C.A. No. 299 | March 18, 1946

FELIX ADAN, plaintiff-appellant,
AGAPITO CASILI and VICTORIA ADAN, defendants-appellees.

Cesareo A. Fabricante for appellant.
Francisco Celebrando for appellees.


The plaintiff Felix Adan commenced this action in the Court of First Instance of Camarines Sur against his sister Victoria Adan and the latter’s husband, Agapito Casili, to secure the judicial partition of the estate left by their deceased mother, Simplicia Nepomuceno, alleged to consist of six parcels of land which are specifically described in the complaint. Parcels 1 and 3, however, were subsequently discarded, the first having been sold by the parties to the municipality of Libmanan, Camarines Sur, and the second being admittedly the property of Maria Adan, a half sister of the parties litigant.
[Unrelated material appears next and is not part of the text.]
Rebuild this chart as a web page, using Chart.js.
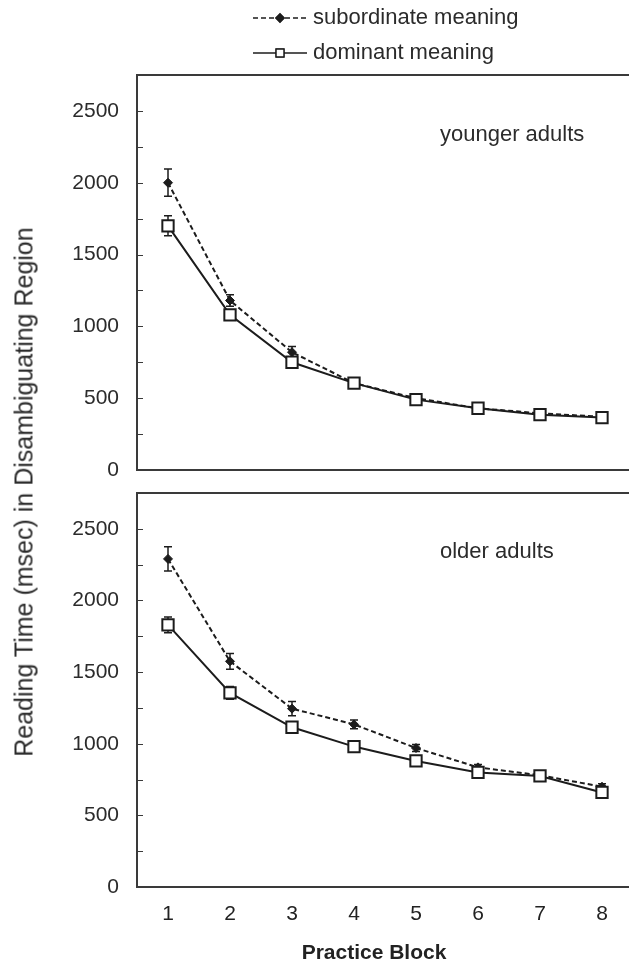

The remaining four parcels, referred to in the record as lots Nos. 2, 4, 5, and 6, are valued by both parties at P2,783.55.

The defendants interposed the following defense: That the four lots in question were ceded by the deceased Simplicia Nepomuceno to her daughter Victoria Adan as her share of the inheritance; and that the plaintiff has received more than his share consisting of money, livestock, palay, and real property, namely:

Expenses of the plaintiff as a student from 1918 to 1925


Twelve carabaos received by the plaintiff from his mother, at P30 each


Three hundred cavans of palay, at P4.20 a cavan


Cash taken by the plaintiff from his mother in 1927


Two parcels of land bought by the plaintiff with money he received from his mother


The trial court found that the alleged donation by the deceased Simplicia Nepomuceno of the four parcels of land in question had not been duly proven, there being no written document to support it, and that therefore the said four parcels of land should be brought into collation. It also found that the alleged receipt by the plaintiff from his mother of P1,110 in cash and of P1,220 with which the plaintiff purchased the two parcels of land mentioned in defendants’ answer, had not been satisfactorily proven.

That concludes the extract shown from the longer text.